Re: [Xen-devel] Re: [ANNOUNCE] Xen high-performance x86 virtualization

From: John Bradford
Date: Fri Oct 03 2003 - 05:48:49 EST


> > You might find that that's a dis-advantage as you scale up.
>
> I should probably make it clear exactly how resources are muxed in the
> current version of Xen.

[snip]

Ah, OK, I wasn't aware how far advanced you were on this. I should
have read up a bit more :-).

> > What is the performance penalty of running an X86-Xeno port of an OS
> > natively on the hardware? Some distributions may not be prepared to
> > support it in addition to native X86, but if they can make X86-Xeno
> > their main architecture...
>
> Right, another good point. The performance penalty on a range of
> system benchmarks (including SPEC WEB99) shows that there's up to
> around 5% overhead for running x86-xen. This is far far less than any
> other virtualization of x86 that is capable of running full OSes.

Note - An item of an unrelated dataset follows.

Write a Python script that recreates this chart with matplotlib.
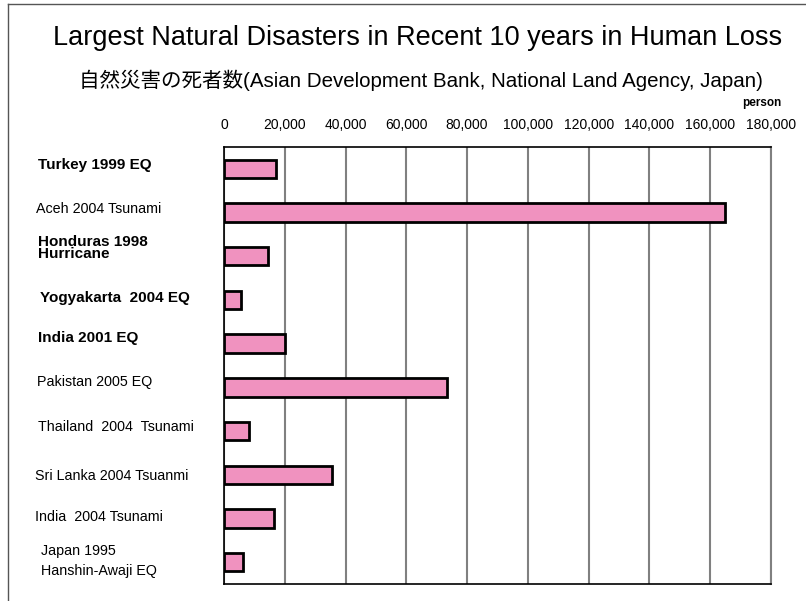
import numpy as np
import matplotlib.pyplot as plt
from matplotlib.lines import Line2D

# Deaths per disaster
labels = ['Turkey 1999 EQ', 'Aceh 2004 Tsunami', 'Honduras 1998\nHurricane',
          'Yogyakarta  2004 EQ', 'India 2001 EQ', 'Pakistan 2005 EQ',
          'Thailand  2004  Tsunami', 'Sri Lanka 2004 Tsuanmi',
          'India  2004 Tsunami', 'Japan 1995\nHanshin-Awaji EQ']
deaths = [17100, 164700, 14500, 5700, 20100, 73300, 8300, 35400, 16400, 6400]
bold = [True, False, True, True, True, False, False, False, False, False]
xticks = np.arange(0, 180001, 20000)
xticklabels = ['0', '20,000', '40,000', '60,000', '80,000', '100,000',
               '120,000', '140,000', '160,000', '180,000']

plt.rcParams['font.family'] = ['Liberation Sans', 'Noto Sans CJK JP', 'DejaVu Sans']

fig = plt.figure(figsize=(8.06, 6.01), dpi=100)
ax = fig.add_axes([0.2779, 0.0283, 0.9566 - 0.2779, 0.7554 - 0.0283])

y = np.arange(len(deaths))
ax.barh(y, deaths, height=0.42, color='#f092bf', edgecolor='black', linewidth=2, zorder=3)

ax.set_xlim(0, 180000)
ax.set_ylim(len(deaths) - 0.5, -0.5)
ax.set_yticks([])
ax.xaxis.tick_top()
ax.set_xticks(xticks)
ax.set_xticklabels(xticklabels, fontsize=10)
ax.tick_params(axis='x', length=0, pad=11)
ax.grid(axis='x', color='#808080', linewidth=1.5, zorder=0)
for s in ['left', 'top', 'bottom']:
    ax.spines[s].set_color('black')
    ax.spines[s].set_linewidth(1.2)
ax.spines['right'].set_color('#808080')
ax.spines['right'].set_linewidth(1.5)

# category labels on the left
label_y = [165, 209, 248, 298, 338, 382, 427, 476, 517, 561]
label_x = [38, 36, 38, 40, 38, 37, 38, 35, 35, 41]
for lab, yy, xx, b in zip(labels, label_y, label_x, bold):
    fig.text(xx / 806, 1 - yy / 601, lab, ha='left', va='center',
             fontsize=11 if b else 10.3, fontweight='bold' if b else 'normal',
             linespacing=0.9 if lab.startswith('Honduras') else 1.55)

fig.text(418 / 806, 1 - 38 / 601, 'Largest Natural Disasters in Recent 10 years in Human Loss',
         ha='center', va='center', fontsize=19.5)
fig.text(421 / 806, 1 - 80 / 601,
         '自然災害の死者数(Asian Development Bank, National Land Agency, Japan)',
         ha='center', va='center', fontsize=14.8)
fig.text(762 / 806, 1 - 103 / 601, 'person', ha='center', va='center',
         fontsize=8.5, fontweight='bold')

# frame of the original picture
fig.add_artist(Line2D([8 / 806, 8 / 806], [0, 1 - 4 / 601], color='#555555', linewidth=1))
fig.add_artist(Line2D([8 / 806, 1], [1 - 4 / 601, 1 - 4 / 601], color='#555555', linewidth=1))

fig.savefig('out.png', dpi=100)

I think we might be talking about different things - what I meant was
if you run a kernel compiled to support Xen on X86 natively without
Xen, is there a big performance penalty, not if you run a single VM in
Xen? I'm thinking that if $BigDistro's installation CD will install
just the same in a virtual machine as anywhere else it'll help to gain
acceptance, and if the performance penalty is low enough, there won't
be a problem there. Or, to look at it another way, you're effectively
sidestepping the need to distribute a patched OS, because the patched
OS *is* the distributions normal OS. On the other hand, we don't want
to introduce anything to mainline that is going to hurt embedded
applications, so I think it would be likely to be a distribution
thing.

> Device
> drivers would be written according to a well-defined interface,
> implemented within Xen, or within isolated "domains" running atop of
> Xen. This kind of fits with the previous observation -- we want
> zseries for x86 :-)

Z/Series represents a lot more than just virtualisation :-).

On the other hand, I'm sure there are installations where the
virtualisation is the only aspect that they couldn't live without.

John.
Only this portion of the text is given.